We reviewed Zotac's heavily overclocked nVidia GeForce GTX 275 AMP card in August. Good though it was, it had strong competition in the ravishing ATI Radeon HD 4890. So here we look at look at the considerably cheaper standard PNY GeForce GTX 275.
The PNY GeForce GTX 275 is simply a 285 with lesser memory. That's not just in terms of capacity (896MB of GDDR3, rather than 1GB), as the 448bit architecture is a notch down on the 285's 512bit. The upside for the 275 is that ATI's 4890 contender has a narrower 256bit interface - which leaves rivals closely matched.
So far, there's no difference between the PNY GeForce GTX 275 and the overclocked Zotac. And all 275 cards offer 240 stream processors, while the 4890 offers over three times that figure.

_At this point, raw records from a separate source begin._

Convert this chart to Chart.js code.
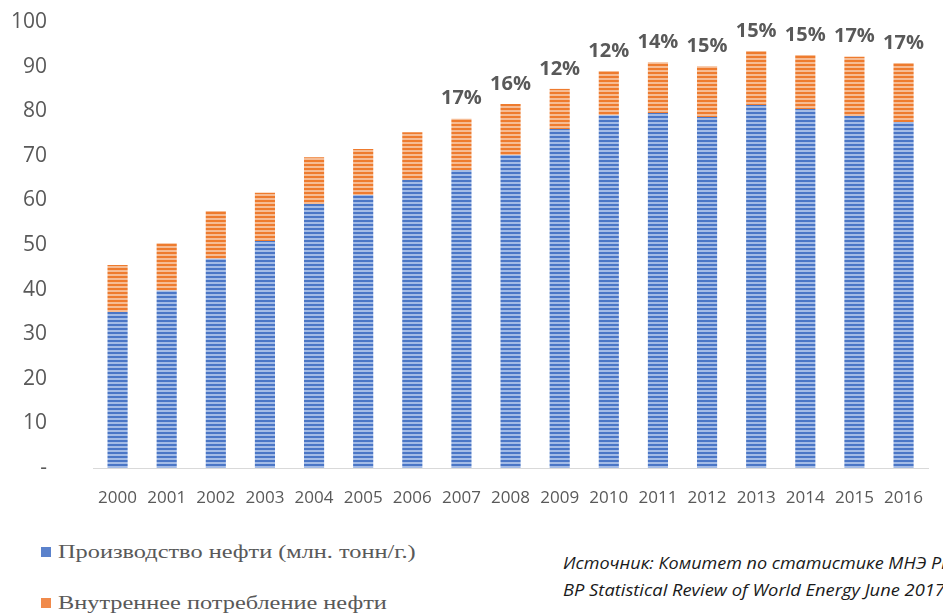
<!DOCTYPE html>
<html lang="ru">
<head>
<meta charset="utf-8">
<script src="https://cdn.jsdelivr.net/npm/chart.js@4/dist/chart.umd.min.js"></script>
<style>
  html, body { margin: 0; padding: 0; background: #fff; overflow: hidden; }
  body { width: 943px; height: 613px; position: relative; }
  #wrap { position: absolute; left: 0; top: 0; width: 943px; height: 520px; }
  .legend-item { position: absolute; left: 41px; font-family: "Liberation Serif", serif; font-size: 19px; color: #595959; white-space: nowrap; line-height: 22px; }
  .legend-item i { display: inline-block; width: 10px; height: 10px; margin-right: 7px; vertical-align: 1px; }
  .legend-item span { display: inline-block; transform: scaleX(1.28); transform-origin: left center; }
  .source { position: absolute; left: 563px; font-family: "Open Sans", sans-serif; font-style: italic; font-size: 16px; color: #1a1a1a; white-space: nowrap; line-height: 20px; transform: scaleX(1.125); transform-origin: left center; }
</style>
</head>
<body>
<div id="wrap"><canvas id="oilChart"></canvas></div>
<div class="legend-item" style="top:541px"><i style="background:#5B82CC"></i><span>Производство нефти (млн. тонн/г.)</span></div>
<div class="legend-item" style="top:592px"><i style="background:#F08A4B"></i><span>Внутреннее потребление нефти</span></div>
<div class="source" style="top:553px">Источник: Комитет по статистике МНЭ РК,</div>
<div class="source" style="top:580px; transform: scaleX(1.145)">BP Statistical Review of World Energy June 2017</div>
<script>
// values
const years = ['2000','2001','2002','2003','2004','2005','2006','2007','2008','2009','2010','2011','2012','2013','2014','2015','2016'];
const production = [35.0, 39.8, 46.9, 50.9, 59.2, 61.2, 64.6, 66.8, 70.2, 76.0, 79.1, 79.6, 78.7, 81.4, 80.5, 78.9, 77.6];
const consumption = [10.5, 10.6, 10.7, 10.8, 10.5, 10.3, 10.7, 11.5, 11.4, 9.0, 9.9, 11.4, 11.4, 12.1, 12.1, 13.3, 13.2];
const shareLabels = ['', '', '', '', '', '', '', '17%', '16%', '12%', '12%', '14%', '15%', '15%', '15%', '17%', '17%'];
const yTicks = [0, 10, 20, 30, 40, 50, 60, 70, 80, 90, 100];

function stripes(base, light) {
  const c = document.createElement('canvas');
  c.width = 4; c.height = 4;
  const g = c.getContext('2d');
  g.fillStyle = base; g.fillRect(0, 0, 4, 4);
  g.fillStyle = light; g.fillRect(0, 2, 4, 2);
  return g.createPattern(c, 'repeat');
}

// percentage labels over the stacked bars
const topLabels = {
  id: 'topLabels',
  afterDatasetsDraw(chart) {
    const ctx = chart.ctx;
    const meta = chart.getDatasetMeta(1);
    ctx.save();
    ctx.font = 'bold 20px "Open Sans", sans-serif';
    ctx.fillStyle = '#595959';
    ctx.textAlign = 'center';
    ctx.textBaseline = 'middle';
    meta.data.forEach((bar, i) => {
      if (shareLabels[i]) ctx.fillText(shareLabels[i], bar.x, bar.y - 20);
    });
    ctx.restore();
  }
};

const ctx = document.getElementById('oilChart').getContext('2d');
new Chart(ctx, {
  type: 'bar',
  data: {
    labels: years,
    datasets: [
      { label: 'Производство нефти (млн. тонн/г.)', data: production,
        backgroundColor: stripes('#4A76C6', '#A3BBE6'), borderWidth: 0 },
      { label: 'Внутреннее потребление нефти', data: consumption,
        backgroundColor: stripes('#EE7B2E', '#F6BC94'), borderWidth: 0 }
    ]
  },
  options: {
    responsive: true,
    maintainAspectRatio: false,
    animation: false,
    layout: { padding: { top: 22, bottom: 10, left: 0, right: 0 } },
    datasets: { bar: { categoryPercentage: 1, barPercentage: 0.41 } },
    plugins: { legend: { display: false }, tooltip: { enabled: false } },
    scales: {
      x: {
        stacked: true,
        afterFit(scale) { scale.height = 42; scale.paddingBottom = 0; },
        grid: { display: false, drawTicks: false },
        border: { display: true, color: '#D9D9D9', width: 1 },
        ticks: { color: '#595959', font: { family: 'Open Sans', size: 17 }, padding: 20, maxRotation: 0 }
      },
      y: {
        stacked: true,
        min: 0, max: 100,
        afterFit(scale) {
          // wide gap between labels and bars, but no extra top/bottom room
          scale.width = 93;
          scale.paddingTop = 0;
          scale.paddingBottom = 0;
        },
        afterBuildTicks(scale) { scale.ticks = yTicks.map(v => ({ value: v })); },
        grid: { display: false, drawTicks: false },
        border: { display: false },
        ticks: {
          color: '#595959', font: { family: 'Open Sans', size: 21 }, padding: 46,
          callback: v => v === 0 ? '-' : v
        }
      }
    }
  },
  plugins: [topLabels]
});
</script>
</body>
</html>
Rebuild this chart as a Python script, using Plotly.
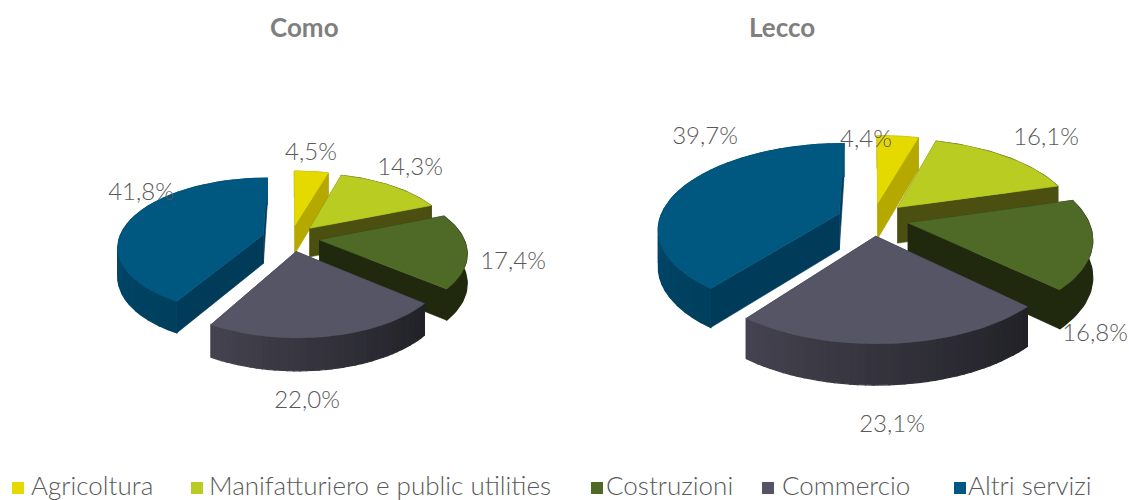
import math
import plotly.graph_objects as go

categories = ["Agricoltura", "Manifatturiero e public utilities", "Costruzioni", "Commercio", "Altri servizi"]
como_values = [4.5, 14.3, 17.4, 22.0, 41.8]
lecco_values = [4.4, 16.1, 16.8, 23.1, 39.7]
chart_titles = ["Como", "Lecco"]

top_colors = ["#E4DA00", "#B9CC22", "#4F6A27", "#565566", "#005880"]
radial_wall_colors = ["#B5A900", "#4B4F10", "#20290E", "#2A2A33", "#003B5A"]
rim_colors_start = ["#B5A900", "#4B4F10", "#20290E", "#202026", "#003F5E"]
rim_colors_end = ["#B5A900", "#4B4F10", "#20290E", "#45434F", "#00547C"]
draw_order = [0, 1, 4, 2, 3]

A, B, PERSP, HEIGHT, EXPLODE = 144.0, 66.9, 0.165, 29.0, 0.20
GEOM = {"Como": (291, 238, 1.0), "Lecco": (873, 219, 1.247)}
LABEL_POS = {
    "Como": [(311, 154), (410, 169), (513, 263), (307, 402), (141, 194)],
    "Lecco": [(866, 141), (1046, 139), (1095, 335), (892, 426), (705, 138)],
}
TITLE_POS = {"Como": (304, 27), "Lecco": (782, 27)}
LEGEND_SQUARE_X = [18, 197, 597, 768, 960]
LEGEND_TEXT_X = [31, 209, 606, 782, 968]
LEGEND_Y = 488
FONT = "Lato Light, Lato"
TEXT = "#595959"


def hex2rgb(h):
    return tuple(int(h[i:i + 2], 16) for i in (1, 3, 5))


def mix(a, b, t):
    ca, cb = hex2rgb(a), hex2rgb(b)
    return "rgb(%d,%d,%d)" % tuple(round(x + (y - x) * t) for x, y in zip(ca, cb))


def proj(X, Y, geom, down=False):
    cx, cy, s = geom
    f = 1 / (1 + PERSP * Y)
    px = cx + A * s * X * f
    py = cy - B * s * Y * f
    if down:
        py += HEIGHT * s * f ** 0.6
    return px, py


fig = go.Figure()


def poly(pts, color, width=0.6):
    xs = [p[0] for p in pts] + [pts[0][0]]
    ys = [p[1] for p in pts] + [pts[0][1]]
    fig.add_trace(go.Scatter(x=xs, y=ys, mode="lines", fill="toself", fillcolor=color,
                             line=dict(color=color, width=width), hoverinfo="skip", showlegend=False))


def draw_pie(name, values):
    geom = GEOM[name]
    total = sum(values)
    starts, acc = [], 0.0
    for v in values:
        starts.append(acc)
        acc += v
    for i in draw_order:
        t0 = starts[i] / total * 2 * math.pi
        t1 = (starts[i] + values[i]) / total * 2 * math.pi
        mid = (t0 + t1) / 2
        ox, oy = EXPLODE * math.sin(mid), EXPLODE * math.cos(mid)
        n = max(32, int((t1 - t0) / math.radians(2)))
        thetas = [t0 + (t1 - t0) * k / n for k in range(n + 1)]
        rim = [(ox + math.sin(t), oy + math.cos(t)) for t in thetas]
        apex = (ox, oy)
        # radial walls
        for edge in (rim[0], rim[-1]):
            poly([proj(*apex, geom), proj(*edge, geom), proj(*edge, geom, True), proj(*apex, geom, True)],
                 radial_wall_colors[i])
        # outer wall, in shaded strips
        strips = 32 if rim_colors_start[i] != rim_colors_end[i] else 1
        for j in range(strips):
            a = j * n // strips
            b = (j + 1) * n // strips
            seg = rim[a:b + 1]
            color = mix(rim_colors_start[i], rim_colors_end[i], (j + 0.5) / strips)
            poly([proj(*q, geom) for q in seg] + [proj(*q, geom, True) for q in reversed(seg)], color, 1.2)
        # top face
        poly([proj(*apex, geom)] + [proj(*q, geom) for q in rim], top_colors[i])
    # value labels
    pos = LABEL_POS[name]
    fig.add_trace(go.Scatter(
        x=[p[0] for p in pos], y=[p[1] for p in pos], mode="text",
        text=[("%.1f%%" % v).replace(".", ",") for v in values],
        textposition="middle center", textfont=dict(family=FONT, size=24, color=TEXT),
        hoverinfo="skip", showlegend=False))
    tx, ty = TITLE_POS[name]
    fig.add_annotation(x=tx, y=ty, text="<b>%s</b>" % name, showarrow=False,
                       font=dict(family="Lato", size=26, color="#7F7F7F"))


draw_pie("Como", como_values)
draw_pie("Lecco", lecco_values)

for c, col, sx, tx in zip(categories, top_colors, LEGEND_SQUARE_X, LEGEND_TEXT_X):
    fig.add_trace(go.Scatter(x=[sx], y=[LEGEND_Y], mode="markers", name=c, hoverinfo="skip", showlegend=False,
                             marker=dict(symbol="square", size=12, color=col)))
    fig.add_trace(go.Scatter(x=[tx], y=[LEGEND_Y], mode="text", text=[c], textposition="middle right",
                             textfont=dict(family=FONT, size=26, color=TEXT), hoverinfo="skip", showlegend=False))

fig.update_layout(
    width=1129, height=500, margin=dict(l=0, r=0, t=0, b=0),
    paper_bgcolor="white", plot_bgcolor="white", showlegend=False,
    xaxis=dict(range=[0, 1129], visible=False, fixedrange=True),
    yaxis=dict(range=[500, 0], visible=False, fixedrange=True),
)
fig.write_html("out.html", config=dict(displayModeBar=False),
               post_script="document.body.style.margin='0';document.documentElement.style.overflow='hidden';")
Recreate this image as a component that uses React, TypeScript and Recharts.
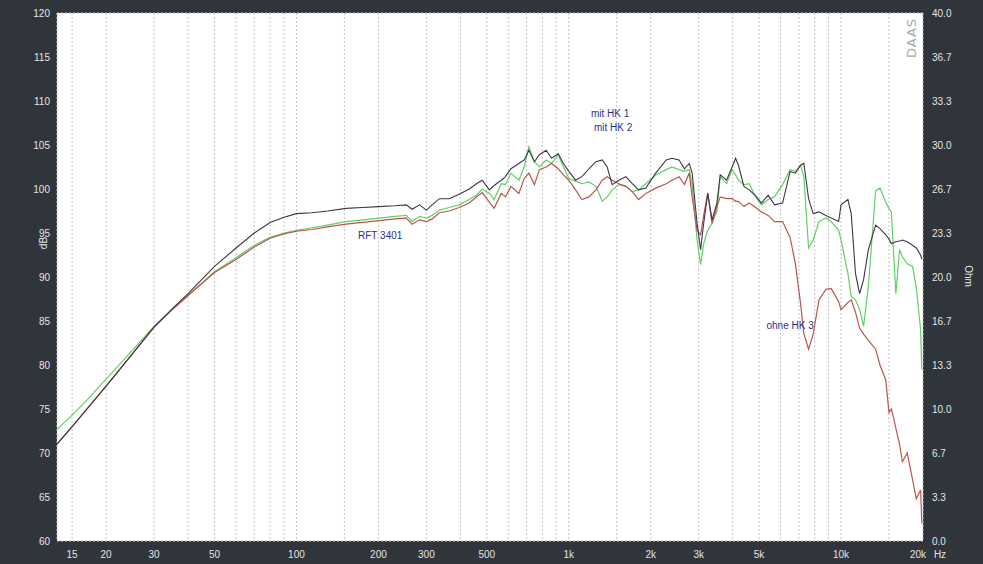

The PNY GeForce GTX 275 comes with the XLR8 tag emblazoned on the front and sticks to nVidia's base speeds: core clock is 633MHz, rather than 702MHz in the Zotac 275. And the memory clock is a pedestrian 1134MHz, while the Zotac steps up to 1260MHz. In terms of raw figures, though, even the Zotac was no match for the 4890, so the PNY should lag even further behind.
Figures don't tell you the whole story and, hamstrung by its piffling interface, the 4890 doesn't always convert superior specs into an emphatic win in real-world testing.
Where Zotac's overclocked 275 was several frames faster in most tests, the PNY GeForce GTX 275 is slightly slower than the 4890. At lower resolutions, the 4890 proved a slightly faster card in a number of games. Once you crank up the detail, a 275 holds its ground more convincingly, generally slipping ahead of the 4890 at a resolution of 1920x1200. In overall performance terms, there's little to choose between the two.
The PNY GeForce GTX 275 supports Cuda and PhysX technology, and these could give future games an extra degree of sophistication that might give nVidia an edge. ATI's better DirectX 10 support is less of an advantage, so for future potential, we have to nod in the direction of the 275.